Mistake 5: Waiting until the last minute
This one causes more frustration than people expect. A new owner lands a job, gets asked for proof of insurance, and suddenly needs a policy today. Sometimes that works. Sometimes it leads to rushed applications, limited options, or mistakes on certificates and named insured details.
Buying early gives you more room to compare quotes and fix paperwork issues before they affect a deal. It also helps if your business structure is still new. If your LLC name, address, ownership details, or license information are inconsistent across documents, those small mismatches can slow things down.
Fast insurance shopping is helpful. Last-minute shopping is not always efficient.
Mistake 6: Forgetting about additional insured and certificate needs
A lot of first-time buyers do not realize the policy itself is only part of the transaction. In the real world, many clients and project partners want more than proof that you have insurance. They may require additional insured status, specific wording, or certificates issued in a certain way.
This comes up often in construction and home services. If you are a roofer, a property manager, general contractor, or commercial client may have insurance requirements before work begins. If your policy cannot support those needs, or if you did not ask about them upfront, you may be stuck revising coverage after the fact.
That does not mean every business needs complicated endorsements immediately. But if you expect to work under contracts, it is smart to ask about these requirements before you buy, not after a client sends over a deadline.
Mistake 7: Leaving out subcontractor details
New owners sometimes think subcontractors are just an operational issue, not an insurance issue. That is a mistake. If you use subs, plan to use subs, or mix your own labor with subcontracted labor, that can affect underwriting.
Carriers often want to know whether subs are insured, how often you use them, and what kind of work they perform. If those details are left out, your quote may not reflect the real risk. That can create problems later, especially during audits, renewals, or claim review.
This is another area where honesty helps you more than optimism. If your business model depends on subcontractors, say so. A policy built around the truth is far more useful than a cheap policy built around an incomplete application.
Mistake 8: Treating insurance as a one-time task
A lot changes in the first year of business. You add services, buy equipment, hire workers, change locations, take bigger jobs, or move into new markets. But many owners never update their coverage after the original purchase.
That is risky because the policy that fit on day one may not fit six months later. If your operations expand and your insurance stays frozen in place, you can end up underinsured or incorrectly classified. Even a positive business change can create a coverage issue if nobody updates the file.

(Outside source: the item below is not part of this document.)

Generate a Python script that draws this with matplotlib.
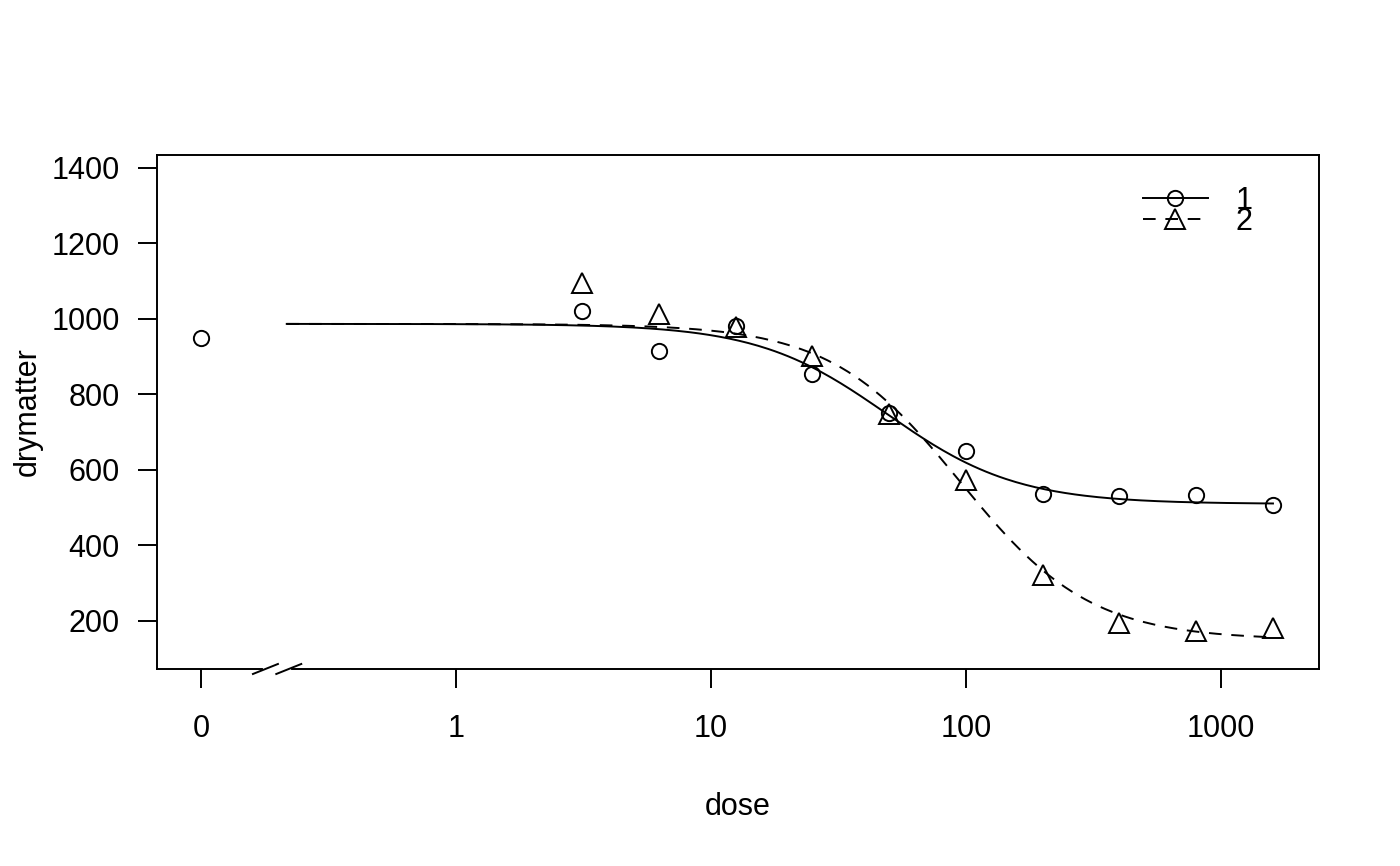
import numpy as np
import matplotlib.pyplot as plt
import matplotlib.transforms as mtransforms

plt.rcParams['font.family'] = ['Liberation Sans', 'DejaVu Sans']

# observed dry matter for the two curves
dose = [3.125, 6.25, 12.5, 25, 50, 100, 200, 400, 800, 1600]
dry1 = [1022, 916, 982, 853, 750, 649, 536, 530, 533, 506]
dry2 = [1096, 1014, 980, 903, 747, 573, 321, 195, 173, 181]
ctrl_dose = [0]
ctrl1 = [950]

# fitted log-logistic parameters: b, c, d, e
fit1 = [1.7, 510, 987, 49]
fit2 = [1.7, 150, 987, 95]

zero_pos = 0.1          # dose 0 drawn here on the log axis
breaks = [0.179, 0.221]  # axis break marks
curve_from, curve_to = 0.217, 1600

xticks = [0.1, 1, 10, 100, 1000]
xticklabels = ['0', '1', '10', '100', '1000']
yticks = [200, 400, 600, 800, 1000, 1200, 1400]


def ll4(x, b, c, d, e):
    return c + (d - c) / (1 + np.exp(b * (np.log(x) - np.log(e))))


fig = plt.figure(figsize=(14, 8.66), dpi=100)
ax = fig.add_subplot(111)
fig.subplots_adjust(left=0.1121, right=0.9421, top=0.8210, bottom=0.2275)

ax.set_xscale('log')
xx = np.geomspace(curve_from, curve_to, 300)

ax.plot(xx, ll4(xx, *fit1), color='black', lw=1.4)
ax.plot(xx, ll4(xx, *fit2), color='black', lw=1.4, dashes=(6.5, 5))

mk = dict(mfc='none', mec='black', mew=1.4, ls='none')
ax.plot([zero_pos if d == 0 else d for d in ctrl_dose], ctrl1, marker='o', ms=11, **mk)
ax.plot(dose, dry1, marker='o', ms=11, **mk)
ax.plot(dose, dry2, marker='^', ms=14, **mk)

# legend handles
h1, = ax.plot([], [], color='black', lw=1.4, marker='o', ms=11, mfc='none', mec='black', mew=1.4)
h2, = ax.plot([], [], color='black', lw=1.4, dashes=(6.5, 5), marker='^', ms=14, mfc='none', mec='black', mew=1.4)
ax.legend([h1, h2], ['1', '2'], loc='upper left', bbox_to_anchor=(0.8485, 0.94),
          frameon=False, fontsize=22, numpoints=1, handlelength=2.13,
          handletextpad=0.9, labelspacing=-0.3, borderpad=0, borderaxespad=0)

ax.set_xlim(0.0672, 2423)
ax.set_ylim(72.8, 1434.4)
ax.set_xticks(xticks)
ax.set_xticklabels(xticklabels)
ax.minorticks_off()
ax.set_yticks(yticks)

for s in ax.spines.values():
    s.set_linewidth(1.4)
ax.tick_params(axis='both', labelsize=22, length=13.7, width=1.4)
ax.tick_params(axis='x', pad=18.5)
ax.tick_params(axis='y', pad=13)

ax.set_xlabel('dose', fontsize=22, labelpad=35)
ax.set_ylabel('drymatter', fontsize=22, labelpad=6)

# axis break
trans = mtransforms.blended_transform_factory(ax.transData, ax.transAxes)
ax.plot(breaks, [0, 0], color='white', lw=3, transform=trans, clip_on=False, zorder=5)
for b in breaks:
    ax.plot([b / 10**0.049, b * 10**0.049], [-0.00973, 0.00973], color='black',
            lw=1.4, transform=trans, clip_on=False, zorder=6)

fig.savefig('out.png', dpi=100)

A quick review when your business changes can prevent much bigger problems later. Insurance should keep up with your business, not trail behind it.
How to avoid the top coverage mistakes new owners make
The simplest way to avoid most of these problems is to slow down just enough to answer a few practical questions clearly. What exactly does your business do? Who do you work for? Do you use subcontractors? Will clients ask for additional insured status? Are your limits likely to be reviewed by landlords, job partners, or vendors?
If you can answer those questions upfront, shopping gets easier and the quotes you receive are more useful. That is especially true for first-time buyers who want speed without giving up accuracy. A platform like myperfect.insure can help streamline the process, but the results are still better when your business details are specific and complete.
The goal is not perfect insurance knowledge on day one. It is buying coverage that matches the work you are doing right now, with enough flexibility to support the business you are building next. A few extra minutes before you buy can save you a canceled job, a rejected certificate, or a hard conversation after a claim.